本例展示了从未预处理的原始数据中使用Keras进行文本分类,所用数据集为IMDB,电影情感分类,使用TextVectorization层来分词和索引

Setup

导入所需包

import tensorflow as tf
import numpy as np

Load the data: IMDB movie review sentiment classification

本地可通过此链接下载

https://ai.stanford.edu/~amaas/data/sentiment/aclImdb_v1.tar.gz

!curl -O https://ai.stanford.edu/~amaas/data/sentiment/aclImdb_v1.tar.gz
!tar -xf aclImdb_v1.tar.gz

可以使用tf.keras.preprocessing.text_dataset_from_directory从文件夹中读取数据,数据格式为

train/
...pos/
......text_1.txt
......text_2.txt
...neg/
......text_1.txt
......text_2.txt

并可以通过subset=“training”,"validation"来划分训练集和验证集

batch_size = 32
raw_train_ds = tf.keras.preprocessing.text_dataset_from_directory(
    "../input/aclImdb/train",
    batch_size=batch_size,
    validation_split=0.2,
    subset="training",
    seed=1337,
)
raw_val_ds = tf.keras.preprocessing.text_dataset_from_directory(
    "../input/aclImdb/train",
    batch_size=batch_size,
    validation_split=0.2,
    subset="validation",
    seed=1337,
)
raw_test_ds = tf.keras.preprocessing.text_dataset_from_directory(
    "../input/aclImdb/test", batch_size=batch_size
)

print(
    "Number of batches in raw_train_ds: %d"
    % tf.data.experimental.cardinality(raw_train_ds)
)
print(
    "Number of batches in raw_val_ds: %d" % tf.data.experimental.cardinality(raw_val_ds)
)
print(
    "Number of batches in raw_test_ds: %d"
    % tf.data.experimental.cardinality(raw_test_ds)
)

在这里插入图片描述
查看数据流中的部分数据

# It's important to take a look at your raw data to ensure your normalization
# and tokenization will work as expected.

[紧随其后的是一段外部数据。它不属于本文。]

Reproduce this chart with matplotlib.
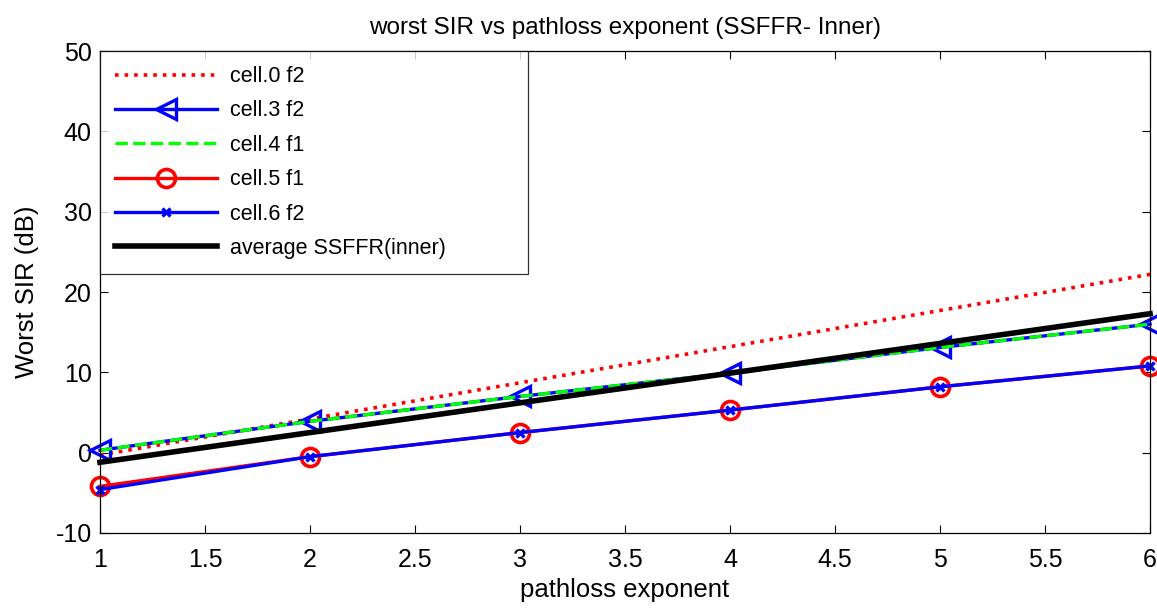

We can do that by taking a few
# examples from the training set and looking at them.
# This is one of the places where eager execution shines:
# we can just evaluate these tensors using .numpy()
# instead of needing to evaluate them in a Session/Graph context.
for text_batch, label_batch in raw_train_ds.take(1):
    for i in range(2):
        print(text_batch.numpy()[i])
        print(label_batch.numpy()[i])

在这里插入图片描述
从示例数据中,可以看出文本中存在一定的HTML符号,这对于我们的情感分类是没意义的(人类角度),但在比赛或实际生活中,这些看似噪音的符号有时候会有用,但本例中将会删除。

Prepare the data

数据预处理,特别去除 <br />

  • custom_standardization:自定义预处理函数,将文本字母均取小写、删除 <br /> 符号
  • vectorize_layer:对文本使用预处理函数,将文本转为数字,并只处理最多20000个词、序列长度截断/填充为500
  • 最后使用adapt对文本数据处理
    vectorize_layer.adapt(text_ds)
from tensorflow.keras.layers.experimental.preprocessing import TextVectorization
import string
import re

# Having looked at our data above, we see that the raw text contains HTML break
# tags of the form '<br />'. These tags will not be removed by the default
# standardizer (which doesn't strip HTML). Because of this, we will need to
# create a custom standardization function.
def custom_standardization(input_data):
    lowercase = tf.strings.lower(input_data)
    stripped_html = tf.strings.regex_replace(lowercase, "<br />", " ")
    return tf.strings.regex_replace(
        stripped_html, "[%s]" % re.escape(string.punctuation), ""
    )


# Model constants.
max_features = 20000
embedding_dim = 128
sequence_length = 500

# Now that we have our custom standardization, we can instantiate our text
# vectorization layer. We are using this layer to normalize, split, and map
# strings to integers, so we set our 'output_mode' to 'int'.
# Note that we're using the default split function,
# and the custom standardization defined above.
# We also set an explicit maximum sequence length, since the CNNs later in our
# model won't support ragged sequences.
vectorize_layer = TextVectorization(
    standardize=custom_standardization,
    max_tokens=max_features,
    output_mode="int",
    output_sequence_length=sequence_length,
)

# Now that the vocab layer has been created, call `adapt` on a text-only
# dataset to create the vocabulary. You don't have to batch, but for very large
# datasets this means you're not keeping spare copies of the dataset in memory.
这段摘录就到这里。